During its broadcast in Mexico, the telenovela registered very high ratings, especially in its last weeks on air, when it reached an average of 35 rating points. It remained in first place throughout its five-month run in Mexico. with a 60% market share, as reported by Ibope Mexico. Due to the show's great popularity, the complete telenovela was re-broadcast for a second time after a public request, four months after its original broadcast ended.

=== International success ===
Aside from its success in Mexico and Latin America, Amor real was also successful internationally.
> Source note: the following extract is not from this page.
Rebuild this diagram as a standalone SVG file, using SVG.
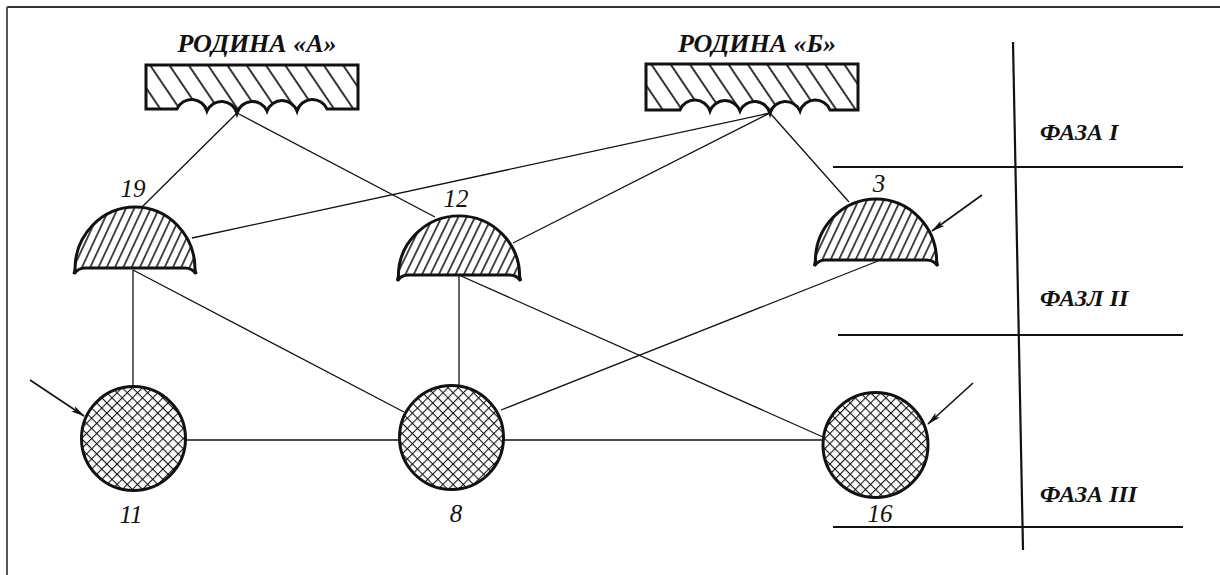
<svg xmlns="http://www.w3.org/2000/svg" width="1220" height="575" viewBox="0 0 1220 575">
<defs>
<pattern id="hatchR" patternUnits="userSpaceOnUse" width="16" height="10" patternTransform="rotate(-34)">
<line x1="8" y1="-1" x2="8" y2="11" stroke="#111" stroke-width="1.7"/>
</pattern>
<pattern id="hatchD" patternUnits="userSpaceOnUse" width="7.5" height="10" patternTransform="rotate(25)">
<line x1="3.7" y1="-1" x2="3.7" y2="11" stroke="#111" stroke-width="1.5"/>
</pattern>
<pattern id="cross" patternUnits="userSpaceOnUse" width="7.2" height="7.2" patternTransform="rotate(45)">
<rect width="7.2" height="7.2" fill="#fff"/>
<line x1="0" y1="0" x2="7.2" y2="0" stroke="#111" stroke-width="2.1"/>
<line x1="0" y1="0" x2="0" y2="7.2" stroke="#111" stroke-width="2.1"/>
</pattern>
<marker id="arr" viewBox="0 0 14 8" refX="13" refY="4" markerWidth="14" markerHeight="8" markerUnits="userSpaceOnUse" orient="auto">
<path d="M0,0.8 L14,4 L0,7.2 L3,4 Z" fill="#111"/>
</marker>
<path id="dome" d="M -61 5 L -60 0 C -60 -34 -33 -62 0 -62 C 33 -62 60 -34 60 0 L 61 5 Q 57 -1 50 -1 L -50 -1 Q -57 -1 -61 5 Z"/>
</defs>
<style>
.lbl{font-family:"Liberation Serif","Times New Roman",serif;font-weight:bold;font-style:italic;fill:#111}
.num{font-family:"Liberation Serif","Times New Roman",serif;font-style:italic;fill:#111;font-size:25px;text-anchor:middle}
.edge{stroke:#111;stroke-width:1.3;fill:none}
.arrow{stroke:#111;stroke-width:1.6;fill:none}
.outline{stroke:#111;stroke-width:3}
.rule{stroke:#111;stroke-width:2.2}
</style>
<rect width="1220" height="575" fill="#fff"/>
<g id="frame">
<line x1="7" y1="7" x2="1220" y2="7" stroke="#333" stroke-width="1.8"/>
<line x1="7" y1="7" x2="7" y2="575" stroke="#555" stroke-width="2"/>
</g>
<g id="connectors">
<line class="edge" x1="237" y1="113" x2="142" y2="207"/>
<line class="edge" x1="237" y1="113" x2="435" y2="217"/>
<line class="edge" x1="770" y1="113" x2="192" y2="238"/>
<line class="edge" x1="770" y1="113" x2="513" y2="243"/>
<line class="edge" x1="770" y1="113" x2="849" y2="202"/>
<line class="edge" x1="133" y1="270" x2="133" y2="386"/>
<line class="edge" x1="133" y1="270" x2="404" y2="412"/>
<line class="edge" x1="459" y1="276" x2="459" y2="386"/>
<line class="edge" x1="461" y1="276" x2="823" y2="437"/>
<line class="edge" x1="878" y1="261" x2="501" y2="410"/>
<line class="edge" x1="185" y1="440" x2="400" y2="440"/>
<line class="edge" x1="503" y1="440" x2="823" y2="440"/>
<line class="arrow" x1="30" y1="380" x2="84" y2="416" marker-end="url(#arr)"/>
<line class="arrow" x1="982" y1="195" x2="932" y2="231" marker-end="url(#arr)"/>
<line class="arrow" x1="973" y1="383" x2="928" y2="424" marker-end="url(#arr)"/>
</g>
<g id="rodina-a">
<path d="M146 65 L358 65 L358 109 L327 109 A16 16 0 0 0 297 111 A16 16 0 0 0 267 111 A16 16 0 0 0 237 113 A16 16 0 0 0 207 111 A16 16 0 0 0 177 109 L146 109 Z" fill="url(#hatchR)" stroke="#111" stroke-width="3" stroke-linejoin="miter"/>
<text class="lbl" x="257" y="52" font-size="26" text-anchor="middle">РОДИНА «А»</text>
</g>
<g id="rodina-b">
<path d="M646 64 L858 64 L858 110 L830 110 A16 16 0 0 0 800 111 A16 16 0 0 0 770 113 A16 16 0 0 0 740 111 A16 16 0 0 0 710 111 A16 16 0 0 0 680 110 L646 110 Z" fill="url(#hatchR)" stroke="#111" stroke-width="3" stroke-linejoin="miter"/>
<text class="lbl" x="757" y="52" font-size="26" text-anchor="middle">РОДИНА «Б»</text>
</g>
<g id="n19">
<use href="#dome" transform="translate(135,269)" fill="url(#hatchD)" class="outline"/>
<text class="num" x="133" y="197">19</text>
</g>
<g id="n12">
<use href="#dome" transform="translate(459,276) scale(1.01,0.97)" fill="url(#hatchD)" class="outline"/>
<text class="num" x="456" y="207">12</text>
</g>
<g id="n3">
<use href="#dome" transform="translate(876,261) scale(1.01,1)" fill="url(#hatchD)" class="outline"/>
<text class="num" x="879" y="192">3</text>
</g>
<g id="n11">
<circle cx="133.5" cy="438.5" r="52" fill="url(#cross)" class="outline"/>
<text class="num" x="131" y="523">11</text>
</g>
<g id="n8">
<circle cx="451.5" cy="437.5" r="52" fill="url(#cross)" class="outline"/>
<text class="num" x="456" y="522">8</text>
</g>
<g id="n16">
<circle cx="875.5" cy="445" r="52.5" fill="url(#cross)" class="outline"/>
<text class="num" x="880" y="522">16</text>
</g>
<g id="phases">
<line class="rule" x1="1013" y1="42" x2="1023" y2="550"/>
<line class="rule" x1="833" y1="167" x2="1183" y2="167"/>
<line class="rule" x1="838" y1="335" x2="1183" y2="335"/>
<line class="rule" x1="833" y1="527" x2="1183" y2="527"/>
<text class="lbl" x="1040" y="140" font-size="24">ФАЗА I</text>
<text class="lbl" x="1040" y="306" font-size="24">ФАЗЛ II</text>
<text class="lbl" x="1040" y="502" font-size="24">ФАЗА III</text>
</g>
</svg>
When the telenovela aired in prime time on Univision, it frequently managed to beat leading U.S. networks in rating numbers. The series aired in the U.S. with no subtitles; however it ranks among Univision's highest rated telenovelas of all time. The telenovela also had successful results when it aired on Spanish national television by TVE, where it was programmd in the afternoons during 2005. In 2005, Amor real was released on DVD and it was the first telenovela to have English subtitles. The DVD release had very successful sales in the U.S. The international DVD release of the telenovela also included countries such as Canada, Puerto Rico, France, Italy, and Spain.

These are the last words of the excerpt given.